Make an exact copy of the data below, leaving out every picture.

◆ **Information supplied**:

----

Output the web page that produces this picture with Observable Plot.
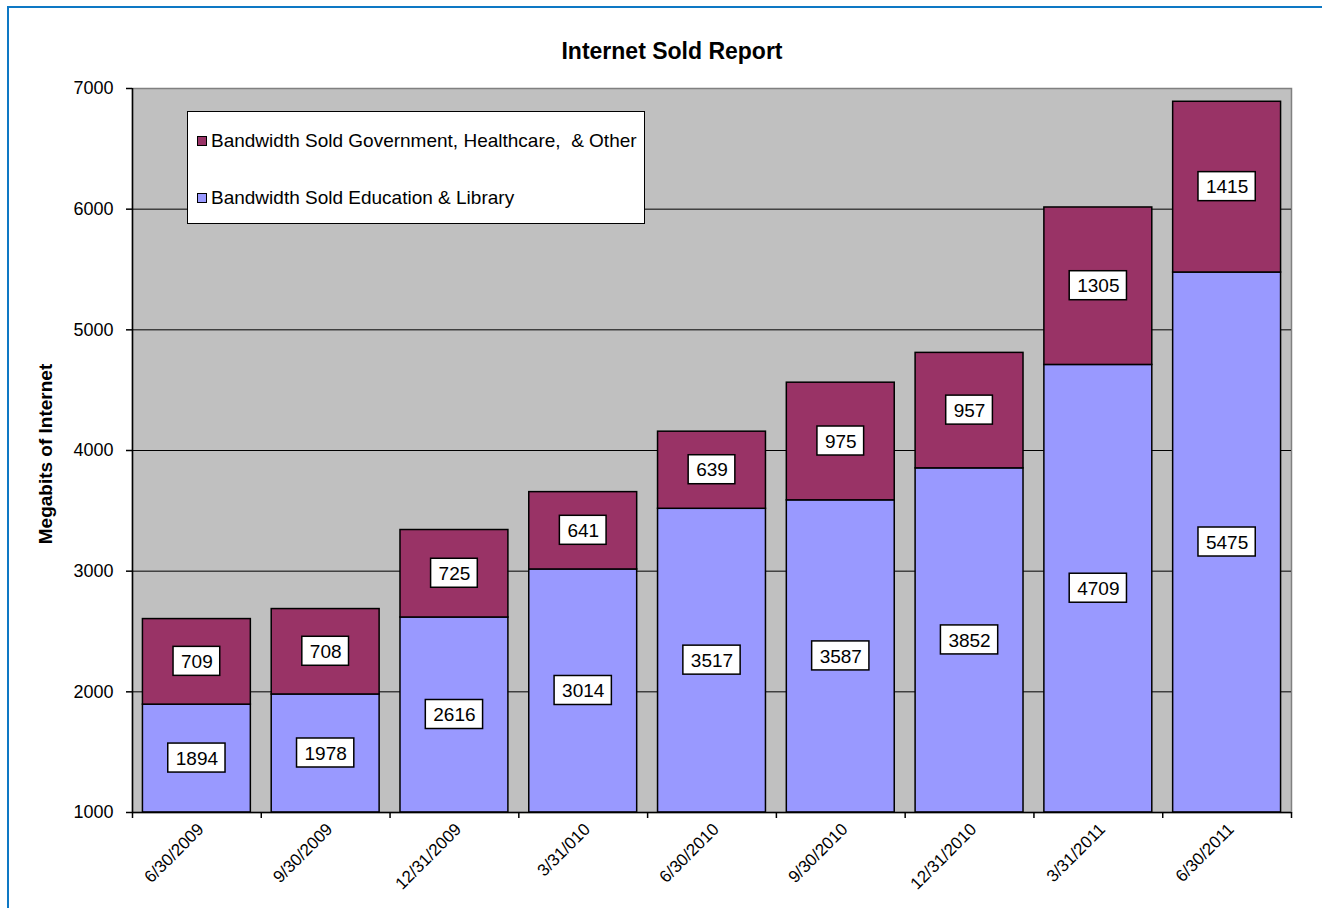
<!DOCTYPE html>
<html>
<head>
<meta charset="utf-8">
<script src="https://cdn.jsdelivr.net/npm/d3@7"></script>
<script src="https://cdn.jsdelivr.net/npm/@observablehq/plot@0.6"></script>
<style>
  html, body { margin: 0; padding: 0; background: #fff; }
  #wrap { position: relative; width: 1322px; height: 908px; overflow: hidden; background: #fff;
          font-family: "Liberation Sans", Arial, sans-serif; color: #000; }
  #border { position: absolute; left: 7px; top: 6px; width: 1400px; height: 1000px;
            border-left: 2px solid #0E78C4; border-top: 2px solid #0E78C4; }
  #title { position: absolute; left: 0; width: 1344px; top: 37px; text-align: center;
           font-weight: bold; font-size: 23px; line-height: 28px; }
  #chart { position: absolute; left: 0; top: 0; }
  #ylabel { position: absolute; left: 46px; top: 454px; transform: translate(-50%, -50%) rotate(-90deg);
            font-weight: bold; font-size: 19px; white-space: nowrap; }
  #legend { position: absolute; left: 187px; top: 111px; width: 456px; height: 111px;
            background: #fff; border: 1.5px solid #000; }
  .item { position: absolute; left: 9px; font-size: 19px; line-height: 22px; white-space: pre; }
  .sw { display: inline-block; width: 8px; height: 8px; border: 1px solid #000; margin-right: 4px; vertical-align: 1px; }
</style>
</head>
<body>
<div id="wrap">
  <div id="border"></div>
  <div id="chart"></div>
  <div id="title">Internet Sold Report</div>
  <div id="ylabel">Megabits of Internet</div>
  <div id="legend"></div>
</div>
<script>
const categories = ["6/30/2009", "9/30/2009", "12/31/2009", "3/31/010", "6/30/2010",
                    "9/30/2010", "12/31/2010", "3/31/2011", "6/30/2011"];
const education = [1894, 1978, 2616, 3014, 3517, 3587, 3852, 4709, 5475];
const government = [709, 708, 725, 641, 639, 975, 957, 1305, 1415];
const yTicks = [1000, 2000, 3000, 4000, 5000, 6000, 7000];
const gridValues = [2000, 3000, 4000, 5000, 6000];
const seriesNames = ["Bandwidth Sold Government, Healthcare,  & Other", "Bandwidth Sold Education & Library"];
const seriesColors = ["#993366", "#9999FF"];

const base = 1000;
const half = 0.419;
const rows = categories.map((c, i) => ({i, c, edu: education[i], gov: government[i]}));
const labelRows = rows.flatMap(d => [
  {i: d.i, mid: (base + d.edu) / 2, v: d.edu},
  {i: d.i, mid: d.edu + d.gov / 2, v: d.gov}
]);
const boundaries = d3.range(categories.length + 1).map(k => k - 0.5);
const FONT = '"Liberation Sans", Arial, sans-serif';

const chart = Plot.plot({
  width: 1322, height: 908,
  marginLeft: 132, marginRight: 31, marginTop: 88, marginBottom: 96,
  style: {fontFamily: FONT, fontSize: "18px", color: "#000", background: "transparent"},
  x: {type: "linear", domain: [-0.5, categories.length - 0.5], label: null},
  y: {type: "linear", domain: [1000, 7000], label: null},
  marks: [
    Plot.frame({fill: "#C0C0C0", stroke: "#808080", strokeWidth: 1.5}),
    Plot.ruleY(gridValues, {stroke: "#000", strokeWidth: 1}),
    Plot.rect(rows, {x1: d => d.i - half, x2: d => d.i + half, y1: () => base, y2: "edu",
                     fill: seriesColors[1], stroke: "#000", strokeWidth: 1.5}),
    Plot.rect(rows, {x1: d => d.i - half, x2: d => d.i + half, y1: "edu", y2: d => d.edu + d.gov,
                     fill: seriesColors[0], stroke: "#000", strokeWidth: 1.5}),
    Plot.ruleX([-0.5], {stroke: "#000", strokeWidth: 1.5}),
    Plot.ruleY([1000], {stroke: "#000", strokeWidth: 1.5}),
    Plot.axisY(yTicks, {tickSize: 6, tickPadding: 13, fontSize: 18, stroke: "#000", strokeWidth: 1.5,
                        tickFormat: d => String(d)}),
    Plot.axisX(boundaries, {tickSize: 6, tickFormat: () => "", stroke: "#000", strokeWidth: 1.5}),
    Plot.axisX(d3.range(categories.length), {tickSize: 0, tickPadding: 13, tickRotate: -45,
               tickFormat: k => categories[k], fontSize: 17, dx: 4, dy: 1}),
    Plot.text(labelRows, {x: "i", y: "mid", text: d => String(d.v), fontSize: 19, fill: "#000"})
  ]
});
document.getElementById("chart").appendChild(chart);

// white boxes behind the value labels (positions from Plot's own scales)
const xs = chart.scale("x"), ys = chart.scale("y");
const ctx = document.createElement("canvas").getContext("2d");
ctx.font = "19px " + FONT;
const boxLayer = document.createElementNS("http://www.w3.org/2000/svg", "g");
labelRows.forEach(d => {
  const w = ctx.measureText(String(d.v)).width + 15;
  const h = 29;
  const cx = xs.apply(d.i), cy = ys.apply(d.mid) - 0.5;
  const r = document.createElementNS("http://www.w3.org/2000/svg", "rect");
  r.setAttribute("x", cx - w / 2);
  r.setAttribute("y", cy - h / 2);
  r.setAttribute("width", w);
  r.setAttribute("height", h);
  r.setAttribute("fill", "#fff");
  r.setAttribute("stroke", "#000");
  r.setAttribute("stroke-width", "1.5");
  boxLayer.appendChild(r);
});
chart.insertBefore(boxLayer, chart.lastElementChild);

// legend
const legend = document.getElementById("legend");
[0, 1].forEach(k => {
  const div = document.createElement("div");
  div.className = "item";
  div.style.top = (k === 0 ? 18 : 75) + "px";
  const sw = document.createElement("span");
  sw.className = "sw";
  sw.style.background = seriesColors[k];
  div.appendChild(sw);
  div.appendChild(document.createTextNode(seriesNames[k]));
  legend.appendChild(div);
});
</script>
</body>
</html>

----

◆ **Result**:
Output the web page that produces this picture with Observable Plot.
<!DOCTYPE html>
<html>
<head>
<meta charset="utf-8">
<script src="https://cdn.jsdelivr.net/npm/d3@7"></script>
<script src="https://cdn.jsdelivr.net/npm/@observablehq/plot@0.6"></script>
<style>
  html, body { margin: 0; padding: 0; background: #fff; }
  #wrap { position: relative; width: 1322px; height: 908px; overflow: hidden; background: #fff;
          font-family: "Liberation Sans", Arial, sans-serif; color: #000; }
  #border { position: absolute; left: 7px; top: 6px; width: 1400px; height: 1000px;
            border-left: 2px solid #0E78C4; border-top: 2px solid #0E78C4; }
  #title { position: absolute; left: 0; width: 1344px; top: 37px; text-align: center;
           font-weight: bold; font-size: 23px; line-height: 28px; }
  #chart { position: absolute; left: 0; top: 0; }
  #ylabel { position: absolute; left: 46px; top: 454px; transform: translate(-50%, -50%) rotate(-90deg);
            font-weight: bold; font-size: 19px; white-space: nowrap; }
  #legend { position: absolute; left: 187px; top: 111px; width: 456px; height: 111px;
            background: #fff; border: 1.5px solid #000; }
  .item { position: absolute; left: 9px; font-size: 19px; line-height: 22px; white-space: pre; }
  .sw { display: inline-block; width: 8px; height: 8px; border: 1px solid #000; margin-right: 4px; vertical-align: 1px; }
</style>
</head>
<body>
<div id="wrap">
  <div id="border"></div>
  <div id="chart"></div>
  <div id="title">Internet Sold Report</div>
  <div id="ylabel">Megabits of Internet</div>
  <div id="legend"></div>
</div>
<script>
const categories = ["6/30/2009", "9/30/2009", "12/31/2009", "3/31/010", "6/30/2010",
                    "9/30/2010", "12/31/2010", "3/31/2011", "6/30/2011"];
const education = [1894, 1978, 2616, 3014, 3517, 3587, 3852, 4709, 5475];
const government = [709, 708, 725, 641, 639, 975, 957, 1305, 1415];
const yTicks = [1000, 2000, 3000, 4000, 5000, 6000, 7000];
const gridValues = [2000, 3000, 4000, 5000, 6000];
const seriesNames = ["Bandwidth Sold Government, Healthcare,  & Other", "Bandwidth Sold Education & Library"];
const seriesColors = ["#993366", "#9999FF"];

const base = 1000;
const half = 0.419;
const rows = categories.map((c, i) => ({i, c, edu: education[i], gov: government[i]}));
const labelRows = rows.flatMap(d => [
  {i: d.i, mid: (base + d.edu) / 2, v: d.edu},
  {i: d.i, mid: d.edu + d.gov / 2, v: d.gov}
]);
const boundaries = d3.range(categories.length + 1).map(k => k - 0.5);
const FONT = '"Liberation Sans", Arial, sans-serif';

const chart = Plot.plot({
  width: 1322, height: 908,
  marginLeft: 132, marginRight: 31, marginTop: 88, marginBottom: 96,
  style: {fontFamily: FONT, fontSize: "18px", color: "#000", background: "transparent"},
  x: {type: "linear", domain: [-0.5, categories.length - 0.5], label: null},
  y: {type: "linear", domain: [1000, 7000], label: null},
  marks: [
    Plot.frame({fill: "#C0C0C0", stroke: "#808080", strokeWidth: 1.5}),
    Plot.ruleY(gridValues, {stroke: "#000", strokeWidth: 1}),
    Plot.rect(rows, {x1: d => d.i - half, x2: d => d.i + half, y1: () => base, y2: "edu",
                     fill: seriesColors[1], stroke: "#000", strokeWidth: 1.5}),
    Plot.rect(rows, {x1: d => d.i - half, x2: d => d.i + half, y1: "edu", y2: d => d.edu + d.gov,
                     fill: seriesColors[0], stroke: "#000", strokeWidth: 1.5}),
    Plot.ruleX([-0.5], {stroke: "#000", strokeWidth: 1.5}),
    Plot.ruleY([1000], {stroke: "#000", strokeWidth: 1.5}),
    Plot.axisY(yTicks, {tickSize: 6, tickPadding: 13, fontSize: 18, stroke: "#000", strokeWidth: 1.5,
                        tickFormat: d => String(d)}),
    Plot.axisX(boundaries, {tickSize: 6, tickFormat: () => "", stroke: "#000", strokeWidth: 1.5}),
    Plot.axisX(d3.range(categories.length), {tickSize: 0, tickPadding: 13, tickRotate: -45,
               tickFormat: k => categories[k], fontSize: 17, dx: 4, dy: 1}),
    Plot.text(labelRows, {x: "i", y: "mid", text: d => String(d.v), fontSize: 19, fill: "#000"})
  ]
});
document.getElementById("chart").appendChild(chart);

// white boxes behind the value labels (positions from Plot's own scales)
const xs = chart.scale("x"), ys = chart.scale("y");
const ctx = document.createElement("canvas").getContext("2d");
ctx.font = "19px " + FONT;
const boxLayer = document.createElementNS("http://www.w3.org/2000/svg", "g");
labelRows.forEach(d => {
  const w = ctx.measureText(String(d.v)).width + 15;
  const h = 29;
  const cx = xs.apply(d.i), cy = ys.apply(d.mid) - 0.5;
  const r = document.createElementNS("http://www.w3.org/2000/svg", "rect");
  r.setAttribute("x", cx - w / 2);
  r.setAttribute("y", cy - h / 2);
  r.setAttribute("width", w);
  r.setAttribute("height", h);
  r.setAttribute("fill", "#fff");
  r.setAttribute("stroke", "#000");
  r.setAttribute("stroke-width", "1.5");
  boxLayer.appendChild(r);
});
chart.insertBefore(boxLayer, chart.lastElementChild);

// legend
const legend = document.getElementById("legend");
[0, 1].forEach(k => {
  const div = document.createElement("div");
  div.className = "item";
  div.style.top = (k === 0 ? 18 : 75) + "px";
  const sw = document.createElement("span");
  sw.className = "sw";
  sw.style.background = seriesColors[k];
  div.appendChild(sw);
  div.appendChild(document.createTextNode(seriesNames[k]));
  legend.appendChild(div);
});
</script>
</body>
</html>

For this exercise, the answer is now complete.